Psychoanalysis is both a theory of how the human mind works as well as a comprehensive treatment for certain types of emotional suffering. The great Sigmund Freud discovered psychoanalysis in the 1890’s and developed its theory and practice over the next 50 years. Since Freud’s death in 1939, psychoanalysis has undergone continued and considerable theoretical and clinical development. Remarkably, more than a century since Freud’s publication of The Interpretation of Dreams, Freud’s fundamental insights into human nature remains valid today—most notably the influence of unconscious determinants of human behavior.

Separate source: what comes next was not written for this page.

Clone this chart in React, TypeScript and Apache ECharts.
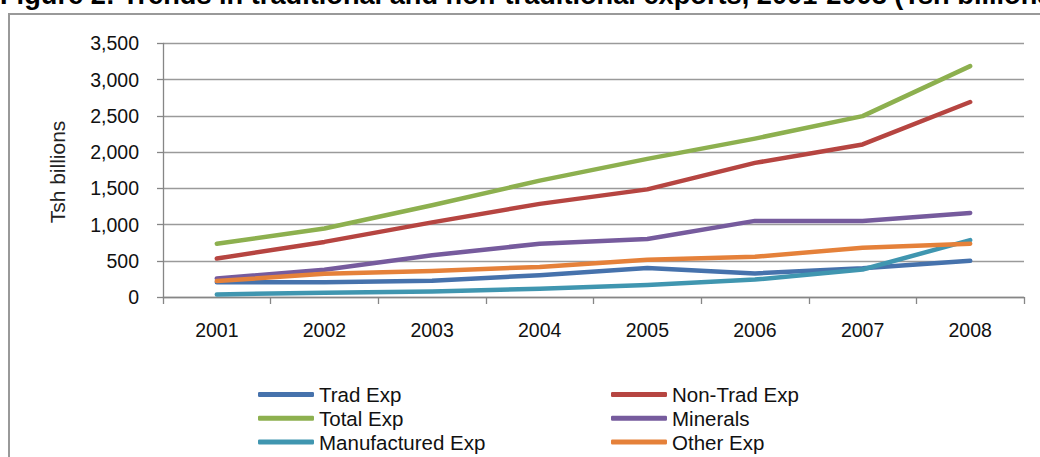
import React, { useEffect, useRef } from "react";
import * as echarts from "echarts";

const years = ["2001", "2002", "2003", "2004", "2005", "2006", "2007", "2008"];
const tradExp = [205, 205, 225, 300, 400, 325, 395, 500];
const nonTradExp = [530, 760, 1030, 1285, 1485, 1850, 2105, 2690];
const totalExp = [735, 945, 1265, 1605, 1905, 2185, 2495, 3185];
const minerals = [255, 375, 575, 735, 800, 1050, 1050, 1160];
const manufacturedExp = [35, 60, 75, 115, 165, 240, 380, 785];
const otherExp = [220, 320, 360, 415, 515, 555, 680, 735];

const yTicks = { min: 0, max: 3500, interval: 500 };

const FONT = "'Liberation Sans', Arial, sans-serif";

export default function App() {
  const ref = useRef<HTMLDivElement>(null);
  useEffect(() => {
    if (!ref.current) return;
    const chart = echarts.init(ref.current, undefined, { renderer: "svg" });
    const mk = (name: string, data: number[], color: string) => ({
      name,
      type: "line",
      data,
      showSymbol: false,
      symbol: "none",
      color,
      lineStyle: { width: 4.5, color, cap: "round", join: "round" },
    });
    const legendBase = {
      orient: "vertical",
      top: 384,
      height: 73,
      padding: 0,
      icon: "roundRect",
      itemWidth: 56,
      itemHeight: 5,
      itemGap: 2.8,
      textStyle: { fontSize: 20.5, fontFamily: FONT, color: "#111111", lineHeight: 20.5 },
      selectedMode: false,
    };
    chart.setOption({
      animation: false,
      backgroundColor: "#ffffff",
      textStyle: { fontFamily: FONT },
      graphic: [
        {
          type: "rect",
          shape: { x: 9, y: 14, width: 1100, height: 500 },
          style: { fill: "none", stroke: "#999999", lineWidth: 2 },
          silent: true,
        },
        {
          type: "text",
          x: 0,
          y: -5.5,
          style: {
            text: "Figure 2: Trends in traditional and non-traditional exports, 2001-2008 (Tsh billions)",
            font: `bold 27.2px ${FONT}`,
            fill: "#000000",
            verticalAlign: "middle",
            align: "left",
          },
        },
        {
          type: "text",
          x: 57,
          y: 172,
          rotation: Math.PI / 2,
          style: {
            text: "Tsh billions",
            font: `21px ${FONT}`,
            fill: "#222222",
            align: "center",
            verticalAlign: "middle",
          },
        },
      ],
      grid: { left: 163, top: 43.3, right: 16, bottom: 160, containLabel: false },
      xAxis: {
        type: "category",
        data: years,
        boundaryGap: true,
        axisLine: { show: true, lineStyle: { color: "#868686", width: 1.3 } },
        axisTick: { show: true, length: 7, interval: 0, lineStyle: { color: "#868686", width: 1.3 } },
        axisLabel: { color: "#111111", fontSize: 19.5, fontFamily: FONT, margin: 23, interval: 0 },
        splitLine: { show: false },
      },
      yAxis: {
        type: "value",
        min: yTicks.min,
        max: yTicks.max,
        interval: yTicks.interval,
        axisLine: { show: true, lineStyle: { color: "#868686", width: 1.3 } },
        axisTick: { show: true, length: 6, lineStyle: { color: "#868686", width: 1.3 } },
        axisLabel: {
          color: "#111111",
          fontSize: 19.5,
          fontFamily: FONT,
          margin: 24,
          formatter: (v: number) => v.toLocaleString("en-US"),
        },
        splitLine: { show: true, lineStyle: { color: "#9a9a9a", width: 1.3 } },
      },
      legend: [
        { ...legendBase, left: 258, data: ["Trad Exp", "Total Exp", "Manufactured Exp"] },
        { ...legendBase, left: 611, data: ["Non-Trad Exp", "Minerals", "Other Exp"] },
      ],
      series: [
        mk("Trad Exp", tradExp, "#4672AC"),
        mk("Non-Trad Exp", nonTradExp, "#B64541"),
        mk("Total Exp", totalExp, "#8DB04F"),
        mk("Minerals", minerals, "#765B9D"),
        mk("Manufactured Exp", manufacturedExp, "#4096B0"),
        mk("Other Exp", otherExp, "#E5813A"),
      ],
    });
    return () => chart.dispose();
  }, []);
  return (
    <div
      ref={ref}
      style={{ position: "absolute", left: 0, top: 0, width: 1040, height: 457 }}
    />
  );
}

Psychoanalysis is based on the observation that individuals are often unaware of the unconscious factors that determine their bothersome conscious symptoms, emotions, and behaviors. In particular, our relationships during childhood with parents, siblings, and other important people become imprinted in our minds as unconscious behavioral templates that in large part determine the way in which we relate to people throughout the rest of our lives. However, these unconscious templates from childhood often conflict with one another such that under certain circumstances as adults, these unconscious childhood conflicts conspire to create troubling conscious symptoms, maladaptive personality traits, or difficulties with work, love, mood, and self-esteem. Because these problematic conflicts are largely unconscious, the advice of well-meaning friends, family, and even non-analytically oriented therapists will often fail to provide relief to what may be longstanding, troubling, and refractory psychological problems. Psychoanalytic treatment demonstrates how these unconscious conflicts affect current problems by tracing them back to their historical origins, thereby facilitating conflict resolution and healthier psychological development in deep and abiding ways.